Dos extraños y contradictorios mensajes de fin de año nos llamaron la atención en vísperas de las fiestas navideñas. El primero procede del Kremlin; el segundo, de la capital de Alemania.
Huelga decir que para la mayoría de los europeos, los protagonistas del 2014 fueron dos amables contrincantes: Vladímir Putin y Angela Merkel. Dos estadistas que encarnan, quieran o no, la nueva guerra fría. La guerra hibrida, para los expertos en polemiología, muy propensos a inventar neologismos adaptados a conflictos de toda índole. Para los polemiólogos, la anexión de Crimea y el conflicto interno de Ucrania forman parte de las llamadas guerras hibridas. Nada que ver, claro está, con la guerra de Vietnam, el conflicto israelo-árabe o la invasión de Irak por la alianza militar liderada por Washington. Las guerras hibridas molestan, pero… no inquietan. Al menos, de momento.
Pero volvamos al tema que nos ocupa: el intercambio de mensajes entre Oriente y Occidente. Quien abrió las hostilidades (verbales) fue Vladímir Putin en su discurso pronunciado ante las Cámaras del Parlamento ruso. Su análisis sorprendió a los observadores extranjeros. En Presidente habló del papel de Rusia en el mundo, haciendo hincapié en el poderío militar de su país que sigue siendo la primera potencia nuclear del planeta. Es inútil hablar con Rusia desde posiciones de fuerza, señaló Putin, recordando a los “interesados” el final de la aventura bélica de Adolf Hitler. El mensaje iba dirigido, sin duda alguna, a los enemigos de antaño de Rusia, que tratan de levantar un nuevo telón de acero. ¿Los destinatarios de esa advertencia? Washington, Berlín y Bruselas. Aunque el Presidente ruso se apresura en añadir que a Moscú lo le interesa el deterioro de las relaciones con Occidente, no duda en tachar el escudo antimisiles desplegado por la OTAN en las regiones fronterizas con la antigua URSS de amenaza para toda la humanidad.

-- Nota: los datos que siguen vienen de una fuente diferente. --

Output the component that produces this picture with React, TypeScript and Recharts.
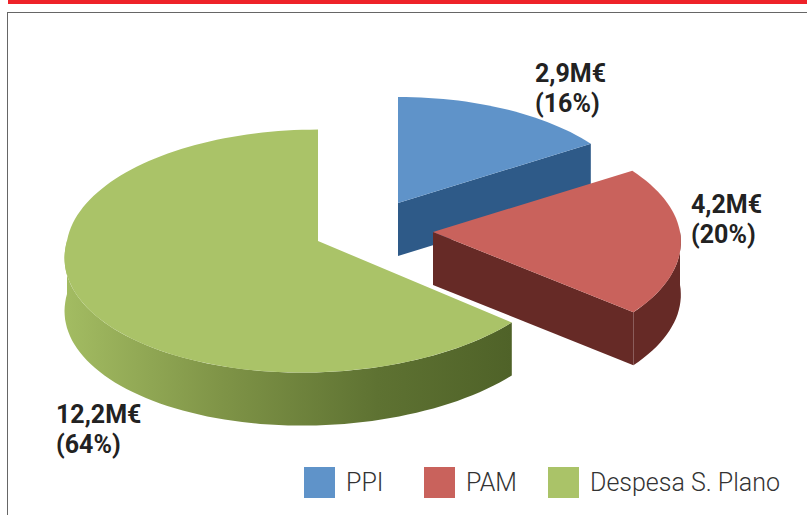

Al evaluar el impacto de las sanciones impuestas por Occidente a raíz de la crisis de Crimea y de la situación bélica que reina en Ucrania, el número uno del Kremlin afirma rotundamente que la coyuntura actual representa un estímulo para el desarrollo nacional de Rusia. Reconociendo el importante perjuicio a la economía de su país tanto a nivel de las relaciones comerciales con los socios europeos como para la estabilidad del rublo, Putin insiste sobre la necesidad de apostar por tecnología nacional, conservando a la vez la calidad de los productos nacionales, así como la relación calidad precio.
También recuerda las presiones ejercidas recientemente por Bruselas sobre algunos países balcánicos (Rumanía, Bulgaria) con miras a obstaculizar la construcción del gasoducto South Stream, variante alternativa de la actual conexión energética que atraviesa el territorio de Ucrania. Tras la renuncia de Bulgaria de autorizar las obras previstas por los acuerdos bilaterales, Moscú dirigió sus miradas hacia… Ankara. En efecto, Turquía se convertirá en el suministrador de gas natural ruso en la región Mediterránea. La reciente firma del acuerdo de cooperación energética entre Moscú y Ankara provocó la ira de Washington y de sus aliados europeos. Mas no será este el primer ni el único motivo de enfado. En este contexto, conviene señalar que algunos kremlinólogos occidentales (¡cielos! ¿Esa “secta” aún no ha desaparecido?) estiman que la política llevada a cabo por Occidente frente a Moscú es a la vez contraproducente y nociva. Nuestros políticos no comprenden a Rusia, afirman los estudiosos anglosajones. Decididamente, no.
Los políticos comprenden lo que quieren y, en la mayoría de los casos, sólo lo que les interesa. Hacer caso omiso de la argumentación del enemigo de antaño forma parte de la estrategia de este partido de ajedrez. Hace años, la propaganda oficial rusa advirtió sobre el peligro del revanchismo centroeuropeo. Se trataba, obviamente, de una alusión poco velada a… Alemania, la primera potencia industrial del Viejo Continente. Los rusos no olvidan los horrores de la Segunda Guerra Mundial.